» **WHAT YOU SHOULD DO**
Include the line containing "-60.5, -32.0, -26.4, -18.9, -9.3, -4.3];" and all lines before it, repeated exactly from the listing below, without pictures.

» **RECORDED INFORMATION**
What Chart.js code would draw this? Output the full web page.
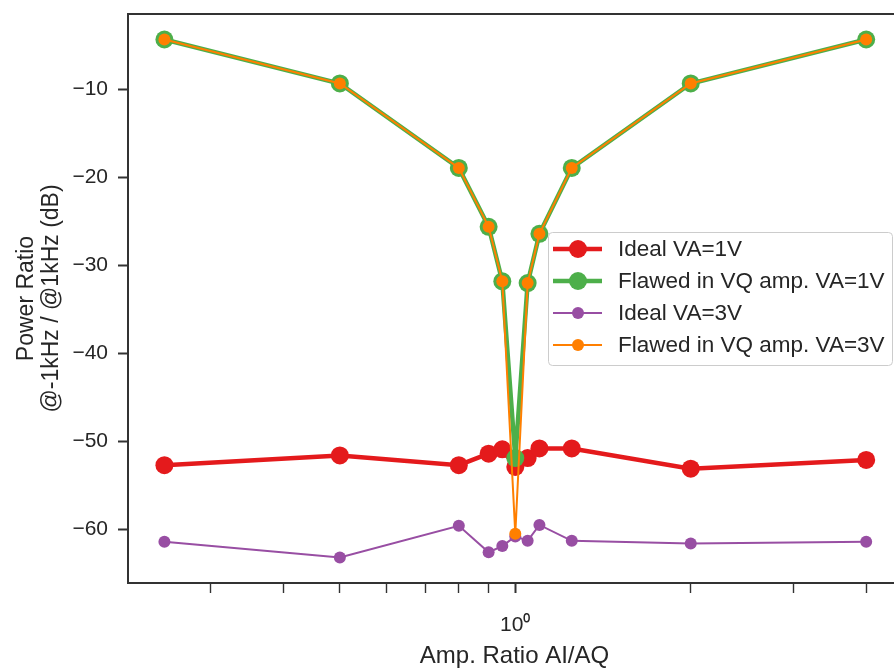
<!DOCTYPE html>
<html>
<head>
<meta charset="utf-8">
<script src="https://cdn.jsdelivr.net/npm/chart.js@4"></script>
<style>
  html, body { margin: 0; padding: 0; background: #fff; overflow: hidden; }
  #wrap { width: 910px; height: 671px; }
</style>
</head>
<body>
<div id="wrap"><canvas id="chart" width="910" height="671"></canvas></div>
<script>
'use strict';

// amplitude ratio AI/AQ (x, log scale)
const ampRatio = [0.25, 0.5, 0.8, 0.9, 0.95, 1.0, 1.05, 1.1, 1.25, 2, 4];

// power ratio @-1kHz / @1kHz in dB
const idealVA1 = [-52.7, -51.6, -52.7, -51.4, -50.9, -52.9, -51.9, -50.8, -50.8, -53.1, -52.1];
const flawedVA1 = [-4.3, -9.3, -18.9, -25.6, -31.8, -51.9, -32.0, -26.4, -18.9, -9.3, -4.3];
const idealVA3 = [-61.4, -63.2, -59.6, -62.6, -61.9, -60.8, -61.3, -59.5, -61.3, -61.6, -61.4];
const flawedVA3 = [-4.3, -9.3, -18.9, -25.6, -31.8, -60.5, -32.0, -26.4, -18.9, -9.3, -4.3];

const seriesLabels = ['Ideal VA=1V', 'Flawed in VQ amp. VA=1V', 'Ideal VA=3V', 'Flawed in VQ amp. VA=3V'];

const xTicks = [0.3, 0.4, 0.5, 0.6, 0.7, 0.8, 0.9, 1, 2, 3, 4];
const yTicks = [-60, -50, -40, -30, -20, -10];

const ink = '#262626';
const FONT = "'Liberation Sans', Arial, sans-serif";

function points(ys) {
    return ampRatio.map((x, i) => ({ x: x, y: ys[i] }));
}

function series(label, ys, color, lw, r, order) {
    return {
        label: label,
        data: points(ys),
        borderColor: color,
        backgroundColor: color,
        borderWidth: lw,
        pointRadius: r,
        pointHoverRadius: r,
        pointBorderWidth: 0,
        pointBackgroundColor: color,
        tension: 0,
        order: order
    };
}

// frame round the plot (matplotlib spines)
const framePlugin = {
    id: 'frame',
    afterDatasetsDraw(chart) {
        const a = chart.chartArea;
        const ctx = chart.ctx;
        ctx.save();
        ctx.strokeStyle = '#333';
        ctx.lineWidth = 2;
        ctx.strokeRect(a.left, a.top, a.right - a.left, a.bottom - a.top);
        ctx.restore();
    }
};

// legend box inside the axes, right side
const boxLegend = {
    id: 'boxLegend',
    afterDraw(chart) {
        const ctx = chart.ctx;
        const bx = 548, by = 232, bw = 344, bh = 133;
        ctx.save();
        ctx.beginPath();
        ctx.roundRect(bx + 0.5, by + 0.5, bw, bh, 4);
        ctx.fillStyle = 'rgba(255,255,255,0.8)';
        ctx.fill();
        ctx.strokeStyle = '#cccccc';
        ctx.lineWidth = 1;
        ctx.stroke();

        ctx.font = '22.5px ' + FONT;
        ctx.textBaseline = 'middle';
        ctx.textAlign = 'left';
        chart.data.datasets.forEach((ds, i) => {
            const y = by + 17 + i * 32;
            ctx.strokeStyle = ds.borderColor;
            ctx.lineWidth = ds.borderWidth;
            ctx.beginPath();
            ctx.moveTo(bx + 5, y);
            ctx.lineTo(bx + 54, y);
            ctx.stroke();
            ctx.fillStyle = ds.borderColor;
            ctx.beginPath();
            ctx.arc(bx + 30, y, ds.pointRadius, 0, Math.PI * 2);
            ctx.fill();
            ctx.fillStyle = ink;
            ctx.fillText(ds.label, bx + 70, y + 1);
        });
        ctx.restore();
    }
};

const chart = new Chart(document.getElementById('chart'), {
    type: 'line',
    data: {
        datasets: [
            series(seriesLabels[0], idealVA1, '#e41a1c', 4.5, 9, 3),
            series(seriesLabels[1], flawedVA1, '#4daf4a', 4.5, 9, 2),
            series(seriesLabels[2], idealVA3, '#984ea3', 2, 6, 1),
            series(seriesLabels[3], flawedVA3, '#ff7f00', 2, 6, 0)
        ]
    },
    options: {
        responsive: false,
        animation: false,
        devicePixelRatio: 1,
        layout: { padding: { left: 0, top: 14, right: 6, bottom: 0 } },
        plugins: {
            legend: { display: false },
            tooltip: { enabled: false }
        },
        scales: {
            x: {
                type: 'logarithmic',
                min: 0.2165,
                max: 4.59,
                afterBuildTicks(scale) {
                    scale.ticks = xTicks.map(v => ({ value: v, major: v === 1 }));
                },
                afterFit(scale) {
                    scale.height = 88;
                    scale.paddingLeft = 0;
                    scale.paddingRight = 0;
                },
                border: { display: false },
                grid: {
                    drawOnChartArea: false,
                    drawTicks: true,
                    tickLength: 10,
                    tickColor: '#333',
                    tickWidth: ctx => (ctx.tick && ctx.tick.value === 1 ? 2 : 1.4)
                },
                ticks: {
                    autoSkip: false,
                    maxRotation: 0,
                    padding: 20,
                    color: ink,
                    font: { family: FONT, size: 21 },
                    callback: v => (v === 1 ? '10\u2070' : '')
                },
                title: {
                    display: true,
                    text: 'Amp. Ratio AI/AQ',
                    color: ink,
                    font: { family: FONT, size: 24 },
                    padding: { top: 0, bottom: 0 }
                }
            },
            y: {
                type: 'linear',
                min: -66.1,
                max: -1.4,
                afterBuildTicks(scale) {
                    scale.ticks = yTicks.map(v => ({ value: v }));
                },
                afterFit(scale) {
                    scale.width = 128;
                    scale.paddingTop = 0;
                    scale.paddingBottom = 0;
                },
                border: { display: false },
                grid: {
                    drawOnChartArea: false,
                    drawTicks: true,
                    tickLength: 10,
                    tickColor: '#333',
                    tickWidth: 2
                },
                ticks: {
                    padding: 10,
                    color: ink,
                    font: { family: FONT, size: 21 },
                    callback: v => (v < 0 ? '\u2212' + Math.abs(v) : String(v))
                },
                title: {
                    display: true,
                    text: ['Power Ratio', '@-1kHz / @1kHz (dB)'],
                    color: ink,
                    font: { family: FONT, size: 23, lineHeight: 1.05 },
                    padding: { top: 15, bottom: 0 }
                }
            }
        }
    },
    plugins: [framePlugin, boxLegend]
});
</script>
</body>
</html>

» **TASK OUTPUT**
What Chart.js code would draw this? Output the full web page.
<!DOCTYPE html>
<html>
<head>
<meta charset="utf-8">
<script src="https://cdn.jsdelivr.net/npm/chart.js@4"></script>
<style>
  html, body { margin: 0; padding: 0; background: #fff; overflow: hidden; }
  #wrap { width: 910px; height: 671px; }
</style>
</head>
<body>
<div id="wrap"><canvas id="chart" width="910" height="671"></canvas></div>
<script>
'use strict';

// amplitude ratio AI/AQ (x, log scale)
const ampRatio = [0.25, 0.5, 0.8, 0.9, 0.95, 1.0, 1.05, 1.1, 1.25, 2, 4];

// power ratio @-1kHz / @1kHz in dB
const idealVA1 = [-52.7, -51.6, -52.7, -51.4, -50.9, -52.9, -51.9, -50.8, -50.8, -53.1, -52.1];
const flawedVA1 = [-4.3, -9.3, -18.9, -25.6, -31.8, -51.9, -32.0, -26.4, -18.9, -9.3, -4.3];
const idealVA3 = [-61.4, -63.2, -59.6, -62.6, -61.9, -60.8, -61.3, -59.5, -61.3, -61.6, -61.4];
const flawedVA3 = [-4.3, -9.3, -18.9, -25.6, -31.8, -60.5, -32.0, -26.4, -18.9, -9.3, -4.3];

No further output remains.